Les Chroniques de l'Imaginaire

La main gauche de la nuit - Le Guin, Ursula K.

Au fond de l'espace, une planète glacée, Gethen, nommée Nivôse par l'Ekumen, qui est une fédération très souple de civilisations. Sur cette planète, des enquêteurs sont déjà venus, incognito, et au vu de leur rapport l'Ekumen a décidé que le temps était venu pour Gethen d'apprendre l'existence des autres mondes humains par la visite d'un Envoyé.

Celui-ci, Genly Aï, commence son séjour par des mois en Karhaïde, l'une des nations dominantes de la planète, gouvernée par un roi fou, dont le premier ministre, Therem Harth rem ir Estraven, croit à ses dires et réussit à lui obtenir une audience auprès du Roi, avant d'être condamné à l'exil. Il réussit à gagner l'Orgoreyn, autre nation voisine et rivale de la Karhaïde, dont la forme de gouvernement et "l'ambiance" évoquent un peu l'ex-URSS. C'est là également qu'arrive l'Envoyé, auquel le remplaçant d'Estraven n'est pas favorable. Malheureusement, les Commensaux qui gouvernent l'Orgoreyn estiment leur pouvoir menacé par sa présence et l'emprisonnent dans une de leurs Fermes de Travail (sorte de goulag), d'où Estraven, qui se sent responsable de son sort, le tire.

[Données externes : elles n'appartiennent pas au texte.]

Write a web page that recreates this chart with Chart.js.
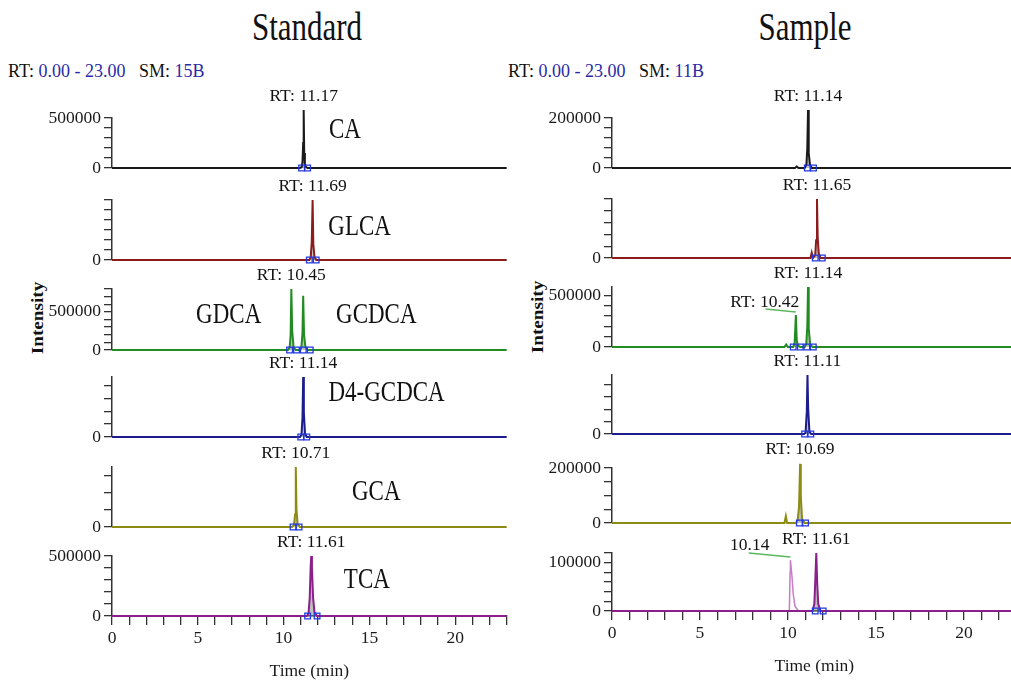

Tous deux vont devoir traverser la calotte glaciaire pour regagner la "civilisation".

Voilà pour "l'action" du roman, si l'on peut parler d'action dans ce roman lent, très intériorisé, et dont l'argument de base, tel que je l'ai exposé ci-dessus, n'est ni très original ni passionnant. Ce qui me pousse à lire et relire et aimer infiniment ce superbe roman, qui a obtenu le prix Nébula en 1969 et le prix Hugo en 1970, c'est d'une part la forme d'écriture, une sorte de mosaïque à plusieurs voix, et d'autre part, surtout, les idées sur lesquelles il est bâti :

L'indifférenciation sexuelle 
Les indigènes de Gethen sont neutres, c'est-à-dire que, hors des périodes de rut, appelées kemma, ils ne sont pas différenciés sexuellement.

Je ne peux citer in extenso, quelque désir que j'aie de le faire, les conséquences que tire l'auteure de cet état de fait imposé à ses personnages, en voici un très bref extrait :
"Ils ne voient en leurs semblables ni des hommes ni des femmes. Et c'est là une chose qu'il nous est presque impossible d'imaginer. Quelle est la première question que nous posons sur un nouveau-né ? [...] Un homme veut faire valoir sa virilité, une femme sa féminité, si indirect et subtil que puisse être l'hommage qui leur est rendu. Sur Nivôse, cet hommage n'existe pas. C'est uniquement comme être humain qu'on y est respecté et jugé. C'est une expérience bouleversante."

La "précognition sur commande"
Contrairement au précédent, ce thème n'est pas d'une grande originalité, mais la façon dont il est traité me paraît intéressante. Si j'ai bien compris, il s'agit de voir comment est "tissé" le temps, ce qui permet de répondre aux questions qui sont posées. Tout le problème réside dans les questions dont certaines sont interdites, et dans ce cas le Tisseur doit refuser d'y répondre (au péril de sa vie et/ou de sa raison). Par ailleurs, et ceci mérite à mon avis d'être également souligné, ceux qui "voient" ce tissage sont des schizophrènes, dont le don est explicitement valorisé, ce qui fait d'eux autre chose que des "malades" à soigner.

La télépathie
Pas bien original non plus à priori. Et pourtant, parfois, elle fonctionne bizarrement. Par exemple, Estraven entend dans sa tête la voix de Genly Aï lui parlant par la voix de son frère mort, ce qui le trouble infiniment.

L'inceste
Admis entre frères sur Nivôse, mais interdit entre les générations. D'autre part, deux frères ne peuvent se jurer fidélité, et si leur union porte fruit, ils doivent impérativement se séparer. Ce thème-là me paraît plutôt original, et audacieux, surtout si on le replace dans l'époque où le roman a paru.